The next generation of structured text has three main goals
- Break the processes of organizing the paragraphs, tagging special elements, and parsing the paragraphs into distinct and seperate phases.
- Enable the user to define new structured text types and or overload/ignore old types.
- Enable the user to define new or custom parsers.
How are the processes broken up?
- The first module is ST. This module contains the StructuredText function and the DOC class.
- The first step is organizing the paragraphs. This is done by the StructuredText function. This function returns a structure of the formatt ["A",[B]?]. Part A is a paragraph, part B is a list of sub-paragraphs of part A. This list is nested and can be traversed to find sub-paragraphs of part A's subparagraph. This list maintains the same format for each element, ["A",[B]?].
- The second step is tagging structured text types in each
paragraph. This is done by the DOC class. Doc first receives a
structure returned by Structured Text. Doc maintains an
internal list of class instances for each structured text type.
Each class takes a raw string / unprocessed paragraph and searches
for a structured text type. The structure returned by Doc is very
similar to the structure returned. The only differnce is that part
A is now a list of raw strings and structured text instances.
'EX : original paragraph = "this is a link to john"\n" is returned as [["this is a link to ",
, "\n"]?, ]'. Each instance maintains an internal string which holds the original matching string and any other structured text types found in the string.
- The final stage is parsing the structure returned by DOC. The parser by my definition is something that interprets the raw strings and type instances and generate the appropriate code, such as html. The parser traverses each paragraph and each instance's string and interprets the code based on what type of instance the string belongs to.
How does the user define new types, extend/overload old one?
- To define a new type, the user would need to create a class for
the new type. This class would contain the expr that matched the
new type. The class
__call__method would be overloaded to receive a raw string and determine if it matched the new type. If the raw string matches, an new instance of the type is created and that instance's string becomes the matching sub-string. The instance also maintains the start and end positions of the sub-string in relation to the original string. The class also needs to maintain a span method, which returns a tuple (start,end), of the sub-string's position.
- To change how a type is matched the user would need to alter the expr in the class for the type to be changed.
- To ignore a type, the easy way is to remove the type from self.types in Doc. This class either be done brute force by literally removing it from the code, or by subclassing doc and simply splicing the type from self.type NOTE : this requires knowing the location of the type in the list
How to extend DOC to recognize new types
Define the new type
- Need to write a new class for the type. This class must have the following
- an overloaded call function
- an overloaded init function
- a span function
- a type function
- string function
- The init function will create a self.str item for the new type. Also has two items for the span function, self.start, self.end
- The type function will return string which tells what type the instance is. Ex : the current header class's .type() returns "header"
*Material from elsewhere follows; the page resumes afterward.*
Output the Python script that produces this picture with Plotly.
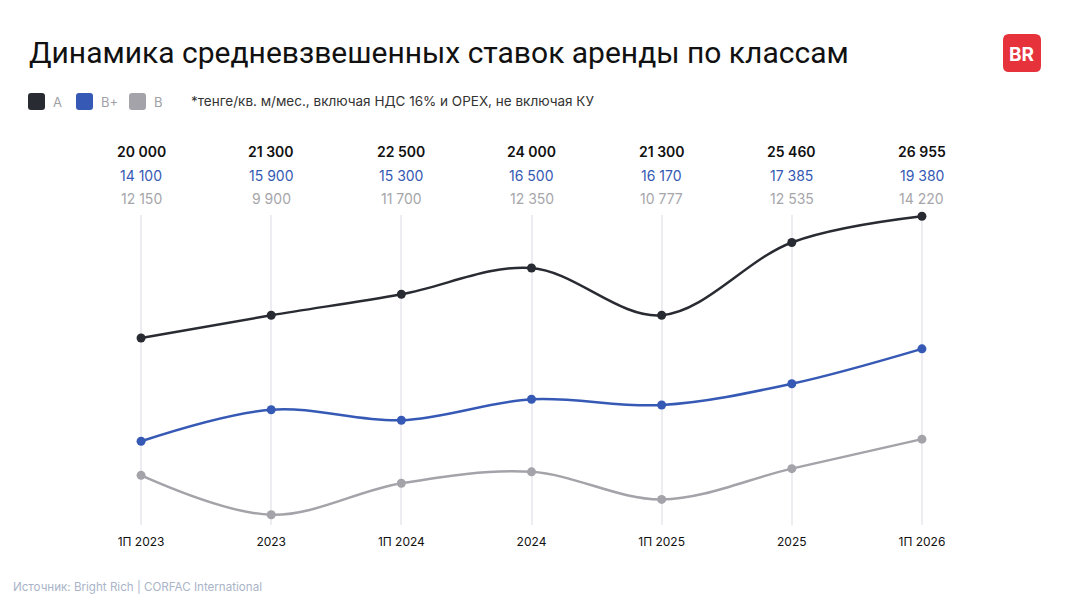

- A string function which returns self.str
- The overloaded call function receives a string and determines if there is a matching structured text type in the string. If there is, set self.start and self.end for the range of the sub-string that matches. Create a new instance whose string is the matching sub-string. Return the new instanace
- span returns the tuple (self.start,self.end)
Make it so DOC can recognize the new type
- Need to create a new DOC, which subclasses the old DOC
- Overload the init function. Perform the original DOC init, but then self.types needs to be modified. This is a list of structured text types. An instance of the new type must be inserted/appended to the list. NOTE : Order does matter.
How to extend DOC to overload old types
How to extend a parser
Sub-Class an older parser
- Why Sub-class an older parser?
- If the user is modifying a small number of structured text types, it is faster to sub-class and have the majority of the types pre-defined by an old parser.
To add a new type
- Modify the self.types for the parser class. This is a dictionary, so order is illrelevant. Ex: self.types["newtypename"]? = self.typefunction where newtypename is the string returned by the new instance's .type() call and typefunction is the function in the parser which handles that instance type.
- Modify the self.self_par if the strucuture marks paragraphs internally. Ex: self.self_par.append("newtypename") where newtypename is the string returned by the new instance's .type() call. Headers and lists do this currently
To overload a built-in type
- In the new class, re-define the function which handles the type Ex: overloading header In the sub-class, re-define header def header(self,object): self.string = self.string + "I am not a header or crook"
- Remember that functions receive instances of the types they handle. To go through the instance's string, use the .string() call.
- The .string() call returns either a string (if the object's string is text only) or a list if the object's string contains other instances. If a list is returned it is necessary to go throught each item. There can be only three things in a list, strings, lists, and instances. For strings, call the self.paragraph function, or whatever function handles strings. For lists, call the self.loop function. For instances, call then self.instance function.